Le sionisme est juif

Le sionisme et ses crimes sont juifs. Tout simplement. Comme la Compagnie des Indes était britannique, le Républicanisme colonial français, et le nazisme allemand. Que les Juifs ne soient ni tous sionistes ni tous criminels, voilà une évidence un peu trop enfoncée qui ne saurait effacer la responsabilité collective de la diaspora : c’est bien en son sein que s’est développé le nationalisme juif et c’est bien d’elle, comme lieu intellectuel, qu’on attend la condamnation, la remise en question et l’analyse. Or, ces dernières ne viennent pas. Sioniste ou antisioniste, la préoccupation affichée de la diaspora, c’est d’abord l’antisémitisme, comme s’il fallait que le monde entier l’aime toujours et à tout prix, peu importe les bêtes immondes qui surgissent de son ventre.

La diaspora est diverse, bien sûr. Celle-là nous dit « le sionisme c’est l’auto-détermination des Juifs », l’autre « Nétanyahou n’incarne pas les belles valeurs du sionisme », la dernière, « le sionisme trahît le judaïsme et le monde Juif, qui ne sont que combat contre l’oppression ». Ce rejet aussi divers qu’unanime de toute responsabilité par la communauté juive est frappant, une position dans laquelle elle emporte bien des Intellectuels, qui, constante de l’Histoire contemporaine, sont des bêtes avachies, soumises à un mal qu’elles n’arrivent pas à distinguer tant il émerge des opprimés d’hier et de leurs intentions les plus pures. Car oui, on ne le rappelle jamais assez, rare est le mal conscient de lui-même, que ce soit l’homme qui détruit la Terre qui le nourrit, la cellule cancéreuse qui détruit le corps qui l’héberge ou le Juif qui défend la pensée émancipatrice moderne, la lutte contre les « discours de haine », sans voir qu’elles sont aussi le lit des pires exactions et sans doute de sa propre fin.

Dans quelques années, on nous expliquera comment les États occidentaux ont collaboré. On coupera quelques têtes comme on a coupé celles de Tony Blair ou de Nicolas Sarkozy, mais on continuera de taire la nature de leur soutien et la part active prise, dans l’histoire du sionisme, par des acteurs et des récits venus du monde juif lui-même. On oubliera de se demander comment l’imaginaire juif a permis le sionisme comme on s’est pourtant demandé comment l’imaginaire romantique et pangermanique a nourri le nazisme. On ne se demandera pas non plus pourquoi la diaspora n’a jamais condamné, nommé ou pointé du doigt ses propres élites sionistes, pourtant centrales dans le soutien d’Israël. Pourquoi, paralysée par la  mémoire particulière de sa propre persécution, elle a laissé certains des siens, qu’elle méprisait pourtant, prendre le contrôle des mots et des Etats.

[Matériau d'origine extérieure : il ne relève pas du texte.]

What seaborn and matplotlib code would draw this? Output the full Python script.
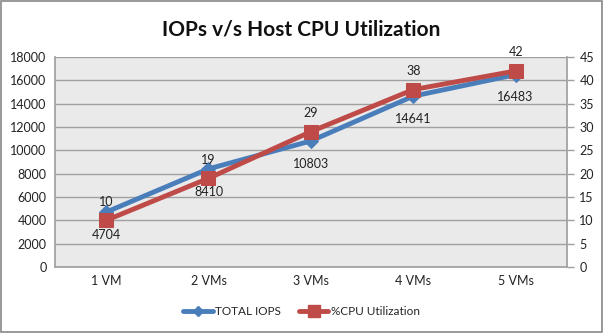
import matplotlib
matplotlib.use("Agg")
import matplotlib.pyplot as plt
import seaborn as sns
import pandas as pd
from matplotlib.lines import Line2D

categories = ["1 VM", "2 VMs", "3 VMs", "4 VMs", "5 VMs"]
total_iops = [4704, 8410, 10803, 14641, 16483]
cpu_util = [10, 19, 29, 38, 42]

sns.set_theme(style="white")
plt.rcParams["font.family"] = ["Lato", "DejaVu Sans"]

blue = "#4A7EBB"
red = "#BE4B48"

fig = plt.figure(figsize=(6.03, 3.33), dpi=100)
ax = fig.add_axes([0.091, 0.198, 0.849, 0.631])
ax2 = ax.twinx()

df = pd.DataFrame({"x": range(len(categories)), "iops": total_iops, "cpu": cpu_util})

ax.set_facecolor("#EAEAEA")
ax.set_zorder(0)
ax2.set_zorder(1)
ax2.patch.set_visible(False)

sns.lineplot(data=df, x="x", y="iops", ax=ax, color=blue, lw=3.5, marker="D",
             markersize=7, markeredgecolor=blue, legend=False, zorder=3)
sns.lineplot(data=df, x="x", y="cpu", ax=ax2, color=red, lw=3.5, marker="s",
             markersize=10, markeredgecolor=red, legend=False, zorder=3)

ax.set_xlim(-0.5, len(categories) - 0.5)
ax.set_ylim(0, 18000)
ax.set_yticks(range(0, 18001, 2000))
ax2.set_ylim(0, 45)
ax2.set_yticks(range(0, 46, 5))
ax.set_xticks(range(len(categories)))
ax.set_xticklabels(categories)
ax.set_xlabel("")
ax.set_ylabel("")
ax2.set_ylabel("")

ax.grid(axis="y", color="#A0A0A0", lw=1)
ax.grid(axis="x", visible=False)
for a in (ax, ax2):
    for s in a.spines.values():
        s.set_visible(False)
ax.spines["left"].set_visible(True)
ax.spines["left"].set_color("#A0A0A0")
ax.spines["bottom"].set_visible(True)
ax.spines["bottom"].set_color("#A0A0A0")
ax2.spines["right"].set_visible(True)
ax2.spines["right"].set_color("#A0A0A0")

ax.tick_params(axis="both", labelsize=9, colors="#222222", length=0, pad=6)
ax2.tick_params(axis="y", labelsize=9, colors="#222222", length=5, width=1, direction="out", pad=4)
ax2.tick_params(axis="y", color="#A0A0A0")

for i, v in enumerate(total_iops):
    ax.annotate(str(v), (i, v), xytext=(0, -12), textcoords="offset points",
                ha="center", va="top", fontsize=9, color="#222222", zorder=5)
for i, v in enumerate(cpu_util):
    ax2.annotate(str(v), (i, v), xytext=(0, 9), textcoords="offset points",
                 ha="center", va="bottom", fontsize=9, color="#222222", zorder=5)

fig.text(0.5, 0.91, "IOPs v/s Host CPU Utilization", ha="center", va="center",
         fontsize=15, fontweight="bold", color="#111111")

handles = [Line2D([], [], color=blue, lw=3.5, marker="D", markersize=5, label="TOTAL IOPS"),
           Line2D([], [], color=red, lw=3.5, marker="s", markersize=8, label="%CPU Utilization")]
fig.legend(handles=handles, loc="center", bbox_to_anchor=(0.5, 0.065), ncol=2, frameon=False,
           fontsize=8.5, handlelength=2.5, handletextpad=0.2, columnspacing=1.5)

border = plt.Rectangle((0.002, 0.003), 0.996, 0.994, transform=fig.transFigure, fill=False,
                       edgecolor="#888888", lw=1.2)
fig.patches.append(border)

fig.savefig("out.png", dpi=100)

L’espit ordinaire, plus sensible que l’universitaire, le sait pourtant : le soutien occidental à Israël n’est pas tombé du ciel, il n’est pas qu’affaire de diplomatie ou d’intérêts stratégiques et économiques. Il s’enracine aussi dans une présence sociale, culturelle, intellectuelle. C’est dans les pays où les communautés juives sont les plus importantes et les mieux structurées — dans l’ordre les États-Unis, la France, le Canada, le Royaume-Uni, la Russie, l’Australie, l’Allemagne — que les gouvernements ont le plus activement soutenu Israël. À l’inverse, l’Irlande, l’Espagne ou la Norvège, qui comptent peu de Juifs et encore moins de structures communautaires, ont été les opposants occidentaux les plus cohérents à l’entreprise sioniste. C’est à nous de reprendre notre histoire, d’éclairer les racines intellectuelles et sociales du nationalisme juif, les liens entre le modernisme et l’« expansionnisme militaire à base raciste d’Israël » que Ricoeur prédisait déjà en 1958, d’expliquer comment le sionisme n’est qu’une synthèse des nationalismes européens du XXième siècle : romantique, suprémaciste, impérialiste, intellectuel et propagandaire.

Si on laisse les clefs du récit à l’historien juif, il désignera demain la France, le Royaume-Uni, les États-Unis comme uniques responsables du malheur palestinien, il récitera des discours qui alimenteront chez nos peuples une réaction brutale, peut-être hitlérienne, car propulsée par un sentiment d’injustice et de fausseté face à des mots qui ne correspondent pas à leur réalité.

Alors, la tragédie juive, toujours impensée, restera prisonnière de son cycle.